* **Information provided**:
— BEGIN —
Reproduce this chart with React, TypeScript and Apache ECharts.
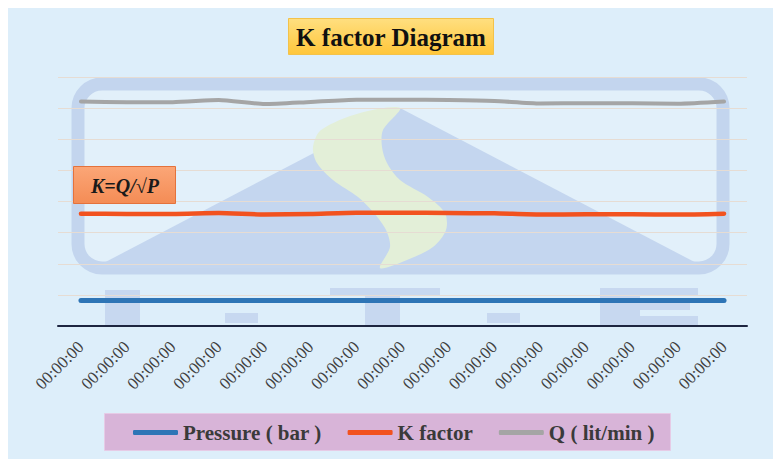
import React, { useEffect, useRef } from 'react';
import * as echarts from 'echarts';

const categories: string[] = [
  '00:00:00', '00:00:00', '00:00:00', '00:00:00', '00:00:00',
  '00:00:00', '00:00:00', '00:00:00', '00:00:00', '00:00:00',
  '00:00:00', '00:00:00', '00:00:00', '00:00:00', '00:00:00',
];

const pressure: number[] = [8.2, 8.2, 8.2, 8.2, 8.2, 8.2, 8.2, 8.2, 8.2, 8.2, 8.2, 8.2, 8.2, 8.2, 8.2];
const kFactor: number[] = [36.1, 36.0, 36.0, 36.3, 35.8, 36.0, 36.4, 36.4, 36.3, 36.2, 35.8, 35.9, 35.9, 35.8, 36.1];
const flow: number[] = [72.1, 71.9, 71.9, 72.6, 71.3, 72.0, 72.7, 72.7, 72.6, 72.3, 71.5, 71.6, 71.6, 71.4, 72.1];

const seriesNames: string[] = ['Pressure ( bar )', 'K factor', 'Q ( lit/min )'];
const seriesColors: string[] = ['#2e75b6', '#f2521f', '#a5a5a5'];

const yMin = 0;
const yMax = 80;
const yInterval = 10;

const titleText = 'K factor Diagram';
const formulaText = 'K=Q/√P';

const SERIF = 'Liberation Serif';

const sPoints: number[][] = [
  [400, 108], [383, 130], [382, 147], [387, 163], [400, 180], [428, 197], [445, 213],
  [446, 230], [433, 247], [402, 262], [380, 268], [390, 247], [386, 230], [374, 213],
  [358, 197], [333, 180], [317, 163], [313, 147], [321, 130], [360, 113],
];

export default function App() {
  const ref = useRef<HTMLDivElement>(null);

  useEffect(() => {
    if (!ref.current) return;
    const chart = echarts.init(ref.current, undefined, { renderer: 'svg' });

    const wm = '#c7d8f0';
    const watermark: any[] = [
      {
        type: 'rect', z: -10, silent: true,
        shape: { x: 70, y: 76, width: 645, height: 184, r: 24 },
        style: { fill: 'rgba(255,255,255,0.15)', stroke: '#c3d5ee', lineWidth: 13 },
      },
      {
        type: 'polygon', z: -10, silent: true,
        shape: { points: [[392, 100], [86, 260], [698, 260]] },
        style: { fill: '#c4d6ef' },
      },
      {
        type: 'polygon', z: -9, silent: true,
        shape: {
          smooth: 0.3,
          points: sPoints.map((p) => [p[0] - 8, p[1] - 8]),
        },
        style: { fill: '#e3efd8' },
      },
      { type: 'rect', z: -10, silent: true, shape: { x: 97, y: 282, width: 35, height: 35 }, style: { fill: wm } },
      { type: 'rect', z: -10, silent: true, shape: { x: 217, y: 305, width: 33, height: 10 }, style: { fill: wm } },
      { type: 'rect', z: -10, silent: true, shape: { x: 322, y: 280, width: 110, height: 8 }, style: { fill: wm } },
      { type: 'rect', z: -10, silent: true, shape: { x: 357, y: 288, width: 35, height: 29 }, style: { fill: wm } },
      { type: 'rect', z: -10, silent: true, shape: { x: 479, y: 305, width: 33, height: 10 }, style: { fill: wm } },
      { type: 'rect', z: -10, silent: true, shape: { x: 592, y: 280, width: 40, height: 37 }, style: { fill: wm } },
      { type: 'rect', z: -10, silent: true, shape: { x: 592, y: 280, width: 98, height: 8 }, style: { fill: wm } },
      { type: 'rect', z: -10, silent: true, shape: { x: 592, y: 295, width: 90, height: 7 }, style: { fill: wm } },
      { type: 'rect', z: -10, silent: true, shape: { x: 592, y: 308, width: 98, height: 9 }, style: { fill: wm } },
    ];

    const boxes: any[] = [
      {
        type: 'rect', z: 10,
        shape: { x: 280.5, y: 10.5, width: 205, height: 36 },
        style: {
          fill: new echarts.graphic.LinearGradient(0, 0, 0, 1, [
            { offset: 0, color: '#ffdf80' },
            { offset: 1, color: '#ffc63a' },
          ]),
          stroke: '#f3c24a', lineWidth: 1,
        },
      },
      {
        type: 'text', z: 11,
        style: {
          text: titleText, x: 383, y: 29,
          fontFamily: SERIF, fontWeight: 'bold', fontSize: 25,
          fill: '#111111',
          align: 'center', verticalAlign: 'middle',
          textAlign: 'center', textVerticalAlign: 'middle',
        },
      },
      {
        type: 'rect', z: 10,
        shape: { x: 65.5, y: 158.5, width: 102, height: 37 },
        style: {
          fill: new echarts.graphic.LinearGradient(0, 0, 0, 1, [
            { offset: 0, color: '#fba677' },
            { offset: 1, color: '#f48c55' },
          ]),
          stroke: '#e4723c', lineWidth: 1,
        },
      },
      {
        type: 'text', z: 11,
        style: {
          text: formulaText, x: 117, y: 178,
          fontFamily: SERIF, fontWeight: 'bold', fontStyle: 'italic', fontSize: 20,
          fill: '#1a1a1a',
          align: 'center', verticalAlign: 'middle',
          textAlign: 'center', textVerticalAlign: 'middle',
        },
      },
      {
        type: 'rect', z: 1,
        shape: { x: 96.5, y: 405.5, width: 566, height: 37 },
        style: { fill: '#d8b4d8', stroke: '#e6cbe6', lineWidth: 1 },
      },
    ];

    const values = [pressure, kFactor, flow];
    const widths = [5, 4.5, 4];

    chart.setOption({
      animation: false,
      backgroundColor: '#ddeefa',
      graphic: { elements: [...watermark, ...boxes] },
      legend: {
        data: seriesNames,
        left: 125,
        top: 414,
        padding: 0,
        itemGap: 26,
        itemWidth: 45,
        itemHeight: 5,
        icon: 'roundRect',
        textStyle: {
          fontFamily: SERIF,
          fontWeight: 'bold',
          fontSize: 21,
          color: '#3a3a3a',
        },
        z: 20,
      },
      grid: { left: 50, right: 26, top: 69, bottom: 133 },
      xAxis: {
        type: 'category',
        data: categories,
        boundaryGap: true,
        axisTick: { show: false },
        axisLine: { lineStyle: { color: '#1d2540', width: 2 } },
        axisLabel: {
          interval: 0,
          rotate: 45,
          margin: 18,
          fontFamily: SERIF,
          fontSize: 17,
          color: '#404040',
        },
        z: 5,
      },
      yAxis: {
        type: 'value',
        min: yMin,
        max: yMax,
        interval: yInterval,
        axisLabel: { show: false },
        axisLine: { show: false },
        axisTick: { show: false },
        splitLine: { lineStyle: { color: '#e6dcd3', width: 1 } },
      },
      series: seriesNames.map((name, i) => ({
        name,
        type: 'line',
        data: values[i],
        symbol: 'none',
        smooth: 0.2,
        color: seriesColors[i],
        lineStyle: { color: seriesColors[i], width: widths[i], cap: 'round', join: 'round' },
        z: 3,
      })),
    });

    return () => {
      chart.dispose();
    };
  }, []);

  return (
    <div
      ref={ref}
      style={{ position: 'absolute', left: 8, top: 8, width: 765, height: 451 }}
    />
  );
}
— END —
* **Exercise goal**:
Print out the material word for word, omitting the pictures.

* **Exercise solution**:
Reproduce this chart with React, TypeScript and Apache ECharts.
import React, { useEffect, useRef } from 'react';
import * as echarts from 'echarts';

const categories: string[] = [
  '00:00:00', '00:00:00', '00:00:00', '00:00:00', '00:00:00',
  '00:00:00', '00:00:00', '00:00:00', '00:00:00', '00:00:00',
  '00:00:00', '00:00:00', '00:00:00', '00:00:00', '00:00:00',
];

const pressure: number[] = [8.2, 8.2, 8.2, 8.2, 8.2, 8.2, 8.2, 8.2, 8.2, 8.2, 8.2, 8.2, 8.2, 8.2, 8.2];
const kFactor: number[] = [36.1, 36.0, 36.0, 36.3, 35.8, 36.0, 36.4, 36.4, 36.3, 36.2, 35.8, 35.9, 35.9, 35.8, 36.1];
const flow: number[] = [72.1, 71.9, 71.9, 72.6, 71.3, 72.0, 72.7, 72.7, 72.6, 72.3, 71.5, 71.6, 71.6, 71.4, 72.1];

const seriesNames: string[] = ['Pressure ( bar )', 'K factor', 'Q ( lit/min )'];
const seriesColors: string[] = ['#2e75b6', '#f2521f', '#a5a5a5'];

const yMin = 0;
const yMax = 80;
const yInterval = 10;

const titleText = 'K factor Diagram';
const formulaText = 'K=Q/√P';

const SERIF = 'Liberation Serif';

const sPoints: number[][] = [
  [400, 108], [383, 130], [382, 147], [387, 163], [400, 180], [428, 197], [445, 213],
  [446, 230], [433, 247], [402, 262], [380, 268], [390, 247], [386, 230], [374, 213],
  [358, 197], [333, 180], [317, 163], [313, 147], [321, 130], [360, 113],
];

export default function App() {
  const ref = useRef<HTMLDivElement>(null);

  useEffect(() => {
    if (!ref.current) return;
    const chart = echarts.init(ref.current, undefined, { renderer: 'svg' });

    const wm = '#c7d8f0';
    const watermark: any[] = [
      {
        type: 'rect', z: -10, silent: true,
        shape: { x: 70, y: 76, width: 645, height: 184, r: 24 },
        style: { fill: 'rgba(255,255,255,0.15)', stroke: '#c3d5ee', lineWidth: 13 },
      },
      {
        type: 'polygon', z: -10, silent: true,
        shape: { points: [[392, 100], [86, 260], [698, 260]] },
        style: { fill: '#c4d6ef' },
      },
      {
        type: 'polygon', z: -9, silent: true,
        shape: {
          smooth: 0.3,
          points: sPoints.map((p) => [p[0] - 8, p[1] - 8]),
        },
        style: { fill: '#e3efd8' },
      },
      { type: 'rect', z: -10, silent: true, shape: { x: 97, y: 282, width: 35, height: 35 }, style: { fill: wm } },
      { type: 'rect', z: -10, silent: true, shape: { x: 217, y: 305, width: 33, height: 10 }, style: { fill: wm } },
      { type: 'rect', z: -10, silent: true, shape: { x: 322, y: 280, width: 110, height: 8 }, style: { fill: wm } },
      { type: 'rect', z: -10, silent: true, shape: { x: 357, y: 288, width: 35, height: 29 }, style: { fill: wm } },
      { type: 'rect', z: -10, silent: true, shape: { x: 479, y: 305, width: 33, height: 10 }, style: { fill: wm } },
      { type: 'rect', z: -10, silent: true, shape: { x: 592, y: 280, width: 40, height: 37 }, style: { fill: wm } },
      { type: 'rect', z: -10, silent: true, shape: { x: 592, y: 280, width: 98, height: 8 }, style: { fill: wm } },
      { type: 'rect', z: -10, silent: true, shape: { x: 592, y: 295, width: 90, height: 7 }, style: { fill: wm } },
      { type: 'rect', z: -10, silent: true, shape: { x: 592, y: 308, width: 98, height: 9 }, style: { fill: wm } },
    ];

    const boxes: any[] = [
      {
        type: 'rect', z: 10,
        shape: { x: 280.5, y: 10.5, width: 205, height: 36 },
        style: {
          fill: new echarts.graphic.LinearGradient(0, 0, 0, 1, [
            { offset: 0, color: '#ffdf80' },
            { offset: 1, color: '#ffc63a' },
          ]),
          stroke: '#f3c24a', lineWidth: 1,
        },
      },
      {
        type: 'text', z: 11,
        style: {
          text: titleText, x: 383, y: 29,
          fontFamily: SERIF, fontWeight: 'bold', fontSize: 25,
          fill: '#111111',
          align: 'center', verticalAlign: 'middle',
          textAlign: 'center', textVerticalAlign: 'middle',
        },
      },
      {
        type: 'rect', z: 10,
        shape: { x: 65.5, y: 158.5, width: 102, height: 37 },
        style: {
          fill: new echarts.graphic.LinearGradient(0, 0, 0, 1, [
            { offset: 0, color: '#fba677' },
            { offset: 1, color: '#f48c55' },
          ]),
          stroke: '#e4723c', lineWidth: 1,
        },
      },
      {
        type: 'text', z: 11,
        style: {
          text: formulaText, x: 117, y: 178,
          fontFamily: SERIF, fontWeight: 'bold', fontStyle: 'italic', fontSize: 20,
          fill: '#1a1a1a',
          align: 'center', verticalAlign: 'middle',
          textAlign: 'center', textVerticalAlign: 'middle',
        },
      },
      {
        type: 'rect', z: 1,
        shape: { x: 96.5, y: 405.5, width: 566, height: 37 },
        style: { fill: '#d8b4d8', stroke: '#e6cbe6', lineWidth: 1 },
      },
    ];

    const values = [pressure, kFactor, flow];
    const widths = [5, 4.5, 4];

    chart.setOption({
      animation: false,
      backgroundColor: '#ddeefa',
      graphic: { elements: [...watermark, ...boxes] },
      legend: {
        data: seriesNames,
        left: 125,
        top: 414,
        padding: 0,
        itemGap: 26,
        itemWidth: 45,
        itemHeight: 5,
        icon: 'roundRect',
        textStyle: {
          fontFamily: SERIF,
          fontWeight: 'bold',
          fontSize: 21,
          color: '#3a3a3a',
        },
        z: 20,
      },
      grid: { left: 50, right: 26, top: 69, bottom: 133 },
      xAxis: {
        type: 'category',
        data: categories,
        boundaryGap: true,
        axisTick: { show: false },
        axisLine: { lineStyle: { color: '#1d2540', width: 2 } },
        axisLabel: {
          interval: 0,
          rotate: 45,
          margin: 18,
          fontFamily: SERIF,
          fontSize: 17,
          color: '#404040',
        },
        z: 5,
      },
      yAxis: {
        type: 'value',
        min: yMin,
        max: yMax,
        interval: yInterval,
        axisLabel: { show: false },
        axisLine: { show: false },
        axisTick: { show: false },
        splitLine: { lineStyle: { color: '#e6dcd3', width: 1 } },
      },
      series: seriesNames.map((name, i) => ({
        name,
        type: 'line',
        data: values[i],
        symbol: 'none',
        smooth: 0.2,
        color: seriesColors[i],
        lineStyle: { color: seriesColors[i], width: widths[i], cap: 'round', join: 'round' },
        z: 3,
      })),
    });

    return () => {
      chart.dispose();
    };
  }, []);

  return (
    <div
      ref={ref}
      style={{ position: 'absolute', left: 8, top: 8, width: 765, height: 451 }}
    />
  );
}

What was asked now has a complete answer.